◆ **INSTRUCTION**:
Start at the line containing "Clone this chart in matplotlib." and stop at the line containing "from matplotlib.patches import Rectangle"; copy those lines exactly, both ends included, and no others.

◆ **GIVEN ENTRIES**:
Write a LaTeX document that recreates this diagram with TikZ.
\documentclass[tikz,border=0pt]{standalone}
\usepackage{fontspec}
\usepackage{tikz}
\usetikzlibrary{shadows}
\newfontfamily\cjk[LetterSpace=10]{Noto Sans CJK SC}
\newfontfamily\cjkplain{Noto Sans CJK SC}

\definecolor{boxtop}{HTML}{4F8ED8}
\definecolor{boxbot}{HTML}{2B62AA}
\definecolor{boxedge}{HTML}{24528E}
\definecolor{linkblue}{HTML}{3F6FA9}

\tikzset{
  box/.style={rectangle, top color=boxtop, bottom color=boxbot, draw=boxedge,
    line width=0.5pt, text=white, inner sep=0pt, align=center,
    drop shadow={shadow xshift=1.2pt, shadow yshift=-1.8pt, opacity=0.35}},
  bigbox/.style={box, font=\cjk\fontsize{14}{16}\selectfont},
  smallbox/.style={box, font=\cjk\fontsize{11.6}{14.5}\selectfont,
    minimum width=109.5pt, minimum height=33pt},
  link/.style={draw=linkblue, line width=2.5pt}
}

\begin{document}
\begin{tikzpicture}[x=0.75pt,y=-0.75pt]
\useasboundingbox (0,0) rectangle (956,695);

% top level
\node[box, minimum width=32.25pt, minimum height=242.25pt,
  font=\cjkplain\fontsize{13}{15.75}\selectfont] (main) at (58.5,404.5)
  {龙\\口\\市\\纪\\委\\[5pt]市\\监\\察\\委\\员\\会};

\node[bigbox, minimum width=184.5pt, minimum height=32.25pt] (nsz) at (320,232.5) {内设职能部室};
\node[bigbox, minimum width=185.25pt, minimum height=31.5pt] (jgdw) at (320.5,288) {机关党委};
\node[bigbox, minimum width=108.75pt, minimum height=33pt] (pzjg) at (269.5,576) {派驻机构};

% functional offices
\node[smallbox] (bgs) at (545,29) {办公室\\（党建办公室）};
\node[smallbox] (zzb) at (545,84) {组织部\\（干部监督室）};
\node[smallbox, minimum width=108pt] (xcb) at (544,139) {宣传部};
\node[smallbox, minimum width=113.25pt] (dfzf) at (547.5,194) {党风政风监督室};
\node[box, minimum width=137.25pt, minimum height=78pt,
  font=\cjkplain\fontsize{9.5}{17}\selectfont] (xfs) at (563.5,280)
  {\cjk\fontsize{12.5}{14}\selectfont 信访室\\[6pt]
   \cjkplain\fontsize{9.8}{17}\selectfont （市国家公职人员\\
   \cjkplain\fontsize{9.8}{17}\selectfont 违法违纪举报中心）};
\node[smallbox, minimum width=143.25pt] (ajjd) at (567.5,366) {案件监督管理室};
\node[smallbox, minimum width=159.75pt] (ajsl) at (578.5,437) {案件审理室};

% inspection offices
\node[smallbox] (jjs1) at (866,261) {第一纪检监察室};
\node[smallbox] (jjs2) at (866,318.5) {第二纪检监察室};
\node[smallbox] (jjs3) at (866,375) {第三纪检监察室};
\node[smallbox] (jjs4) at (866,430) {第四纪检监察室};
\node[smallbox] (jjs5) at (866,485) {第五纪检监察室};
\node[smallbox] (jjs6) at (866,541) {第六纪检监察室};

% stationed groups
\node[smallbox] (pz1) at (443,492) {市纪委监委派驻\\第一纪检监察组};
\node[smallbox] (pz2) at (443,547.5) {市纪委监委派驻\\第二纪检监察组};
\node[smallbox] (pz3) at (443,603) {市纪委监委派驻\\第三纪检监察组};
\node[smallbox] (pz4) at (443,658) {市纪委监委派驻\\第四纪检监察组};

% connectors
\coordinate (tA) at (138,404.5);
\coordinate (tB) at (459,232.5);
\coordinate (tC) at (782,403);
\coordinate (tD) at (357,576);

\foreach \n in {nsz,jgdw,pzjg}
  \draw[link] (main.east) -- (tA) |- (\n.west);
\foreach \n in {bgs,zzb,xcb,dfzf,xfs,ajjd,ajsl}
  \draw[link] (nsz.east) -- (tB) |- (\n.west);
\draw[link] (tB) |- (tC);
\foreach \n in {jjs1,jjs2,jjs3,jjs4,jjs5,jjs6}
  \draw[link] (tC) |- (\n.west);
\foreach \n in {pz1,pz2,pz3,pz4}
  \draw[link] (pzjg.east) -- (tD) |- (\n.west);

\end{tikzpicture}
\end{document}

==

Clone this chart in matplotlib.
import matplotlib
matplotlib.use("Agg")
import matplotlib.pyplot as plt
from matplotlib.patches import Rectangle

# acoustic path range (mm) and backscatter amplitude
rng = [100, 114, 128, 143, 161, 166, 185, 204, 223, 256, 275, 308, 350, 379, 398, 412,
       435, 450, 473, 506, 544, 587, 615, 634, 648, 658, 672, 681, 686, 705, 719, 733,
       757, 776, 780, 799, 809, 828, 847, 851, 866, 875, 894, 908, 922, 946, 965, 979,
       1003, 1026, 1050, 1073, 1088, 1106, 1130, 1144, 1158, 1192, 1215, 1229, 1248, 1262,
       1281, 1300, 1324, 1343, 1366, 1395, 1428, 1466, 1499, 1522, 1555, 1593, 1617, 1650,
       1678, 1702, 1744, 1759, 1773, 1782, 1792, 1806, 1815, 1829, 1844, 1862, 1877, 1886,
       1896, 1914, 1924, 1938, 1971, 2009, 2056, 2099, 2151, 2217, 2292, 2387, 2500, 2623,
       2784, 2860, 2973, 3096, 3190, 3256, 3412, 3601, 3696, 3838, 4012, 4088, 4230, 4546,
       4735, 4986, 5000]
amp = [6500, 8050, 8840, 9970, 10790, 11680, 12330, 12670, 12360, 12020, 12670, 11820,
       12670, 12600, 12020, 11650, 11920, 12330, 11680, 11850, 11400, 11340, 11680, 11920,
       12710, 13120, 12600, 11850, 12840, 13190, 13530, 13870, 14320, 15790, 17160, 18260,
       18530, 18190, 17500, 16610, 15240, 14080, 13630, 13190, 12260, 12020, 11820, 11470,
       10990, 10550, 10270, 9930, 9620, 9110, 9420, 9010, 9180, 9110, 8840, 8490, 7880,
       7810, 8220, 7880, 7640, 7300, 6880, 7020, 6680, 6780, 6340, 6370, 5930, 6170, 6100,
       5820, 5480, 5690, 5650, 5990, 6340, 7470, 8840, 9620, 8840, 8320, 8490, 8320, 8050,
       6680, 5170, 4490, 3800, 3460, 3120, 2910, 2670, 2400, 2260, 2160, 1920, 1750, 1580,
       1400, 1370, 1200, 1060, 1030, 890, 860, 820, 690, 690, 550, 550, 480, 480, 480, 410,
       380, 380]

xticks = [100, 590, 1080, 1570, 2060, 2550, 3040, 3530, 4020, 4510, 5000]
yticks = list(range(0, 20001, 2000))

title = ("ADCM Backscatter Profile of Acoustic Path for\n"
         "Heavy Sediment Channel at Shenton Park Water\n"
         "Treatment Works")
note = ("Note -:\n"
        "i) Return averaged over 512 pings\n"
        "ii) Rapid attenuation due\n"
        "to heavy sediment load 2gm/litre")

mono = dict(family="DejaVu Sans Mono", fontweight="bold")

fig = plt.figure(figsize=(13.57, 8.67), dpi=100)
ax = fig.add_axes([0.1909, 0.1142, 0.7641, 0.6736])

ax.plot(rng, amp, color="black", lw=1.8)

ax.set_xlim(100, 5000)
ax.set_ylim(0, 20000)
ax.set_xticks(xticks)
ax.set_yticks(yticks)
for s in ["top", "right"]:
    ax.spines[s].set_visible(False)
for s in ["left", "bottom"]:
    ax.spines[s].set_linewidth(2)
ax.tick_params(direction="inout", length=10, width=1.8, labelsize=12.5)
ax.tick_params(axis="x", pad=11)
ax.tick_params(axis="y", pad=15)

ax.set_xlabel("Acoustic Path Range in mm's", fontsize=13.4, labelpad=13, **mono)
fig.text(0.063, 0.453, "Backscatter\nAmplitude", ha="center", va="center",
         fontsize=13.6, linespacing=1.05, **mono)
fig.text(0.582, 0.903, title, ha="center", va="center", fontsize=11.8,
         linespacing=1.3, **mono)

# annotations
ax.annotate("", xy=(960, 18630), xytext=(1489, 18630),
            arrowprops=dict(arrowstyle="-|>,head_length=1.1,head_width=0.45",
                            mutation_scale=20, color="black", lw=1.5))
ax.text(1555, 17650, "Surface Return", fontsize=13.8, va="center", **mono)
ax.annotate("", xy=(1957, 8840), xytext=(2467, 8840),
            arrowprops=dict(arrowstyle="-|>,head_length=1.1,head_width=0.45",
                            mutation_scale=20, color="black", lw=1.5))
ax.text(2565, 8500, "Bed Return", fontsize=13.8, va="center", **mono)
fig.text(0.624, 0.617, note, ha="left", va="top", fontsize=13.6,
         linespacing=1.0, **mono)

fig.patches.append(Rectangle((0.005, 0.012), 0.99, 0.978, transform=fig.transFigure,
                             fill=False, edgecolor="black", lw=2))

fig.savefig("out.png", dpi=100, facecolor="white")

◆ **REPLY**:
Clone this chart in matplotlib.
import matplotlib
matplotlib.use("Agg")
import matplotlib.pyplot as plt
from matplotlib.patches import Rectangle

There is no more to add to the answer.